Теперь он знает: большая часть жизни прожита. Теперь он чувствует: сил осталось меньше. А окружающие обстоятельства все тревожнее, и говорить об этих тревогах все опаснее. Но он бесстрашно берется за самые трудные задачи и смело идет навстречу опасности. Он не скрывает того, что хочет сказать картиной «Избиение младенцев в Вифлееме». Да и как это можно скрыть! Смысл ее ясен современникам. Недаром ван Мандер говорит, что «на ней показано, как крестьянская семья молит о пощаде кровожадного солдата, готового убить вырванного у них ребенка, или как мать лишается чувств от отчаяния, и другие такие же, очень живо воспроизведенные сцены». Недаром в первых описях, ее упоминающих, ни слова не сказано о евангельском сюжете, а картина называется прямо: «Нападение на деревню».

Стойкость и сила духа художника не только в том, что он берется за такие темы, но и в том, что никакая, самая острая, самая горькая современная тема не освобождает его от неустанных поисков новых художественных решений. Казалось бы, он уже столько раз в прежних работах изображал толпу, ее сложное движение. Можно было бы вспомнить то, что он делал прежде. Он не может так поступить. Можно возвращаться к прежним темам, к прежним мотивам. И это он делал не раз на протяжении своего долгого пути. Но повторить свое открытие? Тогда оно перестанет быть открытием.

В «Несении креста» толпа, то сгущавшаяся, то редевшая, была подобно потоку, который, вытекая из города, огибал скалу с мельницей и устремлялся по направлению к Голгофе, и конники в красных мундирах обозначали направление этого потока, вели его за собой. Но движение не захватывало всю толпу, оно прерывалось, от общего потока отделялись, открывались, устремлялись в другие стороны люди, не вовлеченные в общее движение. Самое главное событие картины — несение креста — не могло притянуть к себе все движение, все взгляды. Так это было задумано, и так это было воплощено.
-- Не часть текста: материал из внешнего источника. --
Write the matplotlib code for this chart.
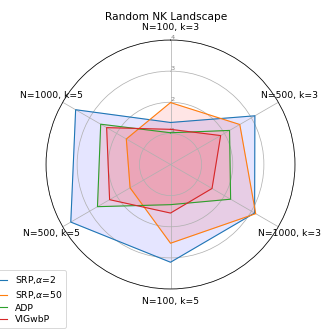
import numpy as np
import matplotlib.pyplot as plt

# landscape settings, clockwise from the top
categories = ['N=100, k=3', 'N=500, k=3', 'N=1000, k=3',
              'N=100, k=5', 'N=500, k=5', 'N=1000, k=5']

srp_a2 = [1.35, 3.13, 3.12, 3.14, 3.70, 3.52]
srp_a50 = [1.99, 2.57, 3.16, 2.53, 1.50, 1.64]
adp = [1.02, 2.19, 2.23, 1.29, 2.71, 2.59]
vigwbp = [1.13, 1.86, 1.54, 1.56, 2.26, 2.37]

series = [('SRP,$\\alpha$=2', srp_a2, 'C0', 'b'),
          ('SRP,$\\alpha$=50', srp_a50, 'C1', 'r'),
          ('ADP', adp, 'C2', 'r'),
          ('VIGwbP', vigwbp, 'C3', 'r')]

angles = np.linspace(0, 2 * np.pi, len(categories), endpoint=False).tolist()
angles += angles[:1]

fig = plt.figure(figsize=(5, 5), dpi=66.4)
ax = fig.add_axes([0.1386, 0.1295, 0.75, 0.75], polar=True)
ax.set_theta_offset(np.pi / 2)
ax.set_theta_direction(-1)

for name, vals, line_c, fill_c in series:
    v = vals + vals[:1]
    ax.plot(angles, v, color=line_c, linewidth=1.2, label=name)
    ax.fill(angles, v, color=fill_c, alpha=0.1)

ax.set_xticks(angles[:-1])
ax.set_xticklabels(categories, fontsize=10)
ax.set_ylim(0, 4)
ax.set_yticks([1, 2, 3, 4])
ax.set_yticklabels(['1', '2', '3', '4'], color='grey', fontsize=7)
ax.set_rlabel_position(0)

fig.suptitle('Random NK Landscape', fontsize=11.4, y=0.963)
ax.legend(loc='lower left', bbox_to_anchor=(-0.045, 0.012),
          bbox_transform=fig.transFigure, borderaxespad=0, fontsize=10,
          labelspacing=0.3)

fig.savefig('out.png', dpi=66.4)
В «Избиении младенцев в Вифлееме» все замкнуто на площади. Стены домов не дают людям ни убежища, ни защиты, они сжимают круг площади; темные силуэты всадников и темные стволы деревьев, темные бревна на первом плане окружают ее, не оставляя выхода и не отпуская взгляда. И грозный красный цвет — красных мундиров и красных стен — обтекает площадь, как огненное кольцо. И нет из него выхода. И нет в нем просвета. Куда ни поглядишь — всюду вырастает преграда. И чем неподвижнее сидят на конях солдаты, ощетинив свой строй острым лесом пик, вонзающихся в воздух, тем ощутимее движение мятущихся, тщетно ищущих спасения людей в центре этого зловещего круга.

Лишь одной женщине удалось вырваться из рокового кольца. Но ненадолго! Красный всадник повернул своего черного коня, пришпорил его и устремился в погоню — прорванный круг будет замкнут. Из него нет выхода, а в нем нет пощады.

Цвет неба на этой картине — исчерна-зеленый, тяжелый, глухой — говорит о совершающемся под ним злодействе.

Прекрасны гордые кони, переступающие тонкими ногами на истоптанном копытами снегу. Горделива посадка всадников. Невозмутимо спокойны заснувшие на зиму деревья. Многоцветны одежды людей. Их яркость особенно ярка на фоне желто-белого снега. Даже в самые страшные минуты мир, предстающий перед глазами художника, прекрасен, и, чем он прекраснее, тем страшнее происходящее. У всадника, повернувшего голову к крестьянину, который, стоя на коленях, молит о пощаде, совсем не злодейское лицо. Он красив, у него мужественная осанка, он сидит на коне горделиво, он — воплощение воинственной мужественности. Грубым кажется рядом с ним лицо крестьянина и неуклюжим движение, которым он опустился на колени. И можно даже представить себе, что у этой картины были зрители, которые легко могли бы отожествить себя с этим прекрасным рыцарем, но ни за что и никогда не поставили бы себя на место крестьянина. И деревня на этой картине могла бы показаться им всего смешно суетящимся развороченным муравейником.

Но для художника красота статных всадников — бездушна и зла, а неуклюжесть и беспомощность тех, кто подвергся нападению, глубоко человечна.

У него холодели руки от гнева и сжималось сердце от жалости, когда он писал эту картину, и он написал ее так, что этот холод и эту боль мы ощущаем четыре века спустя.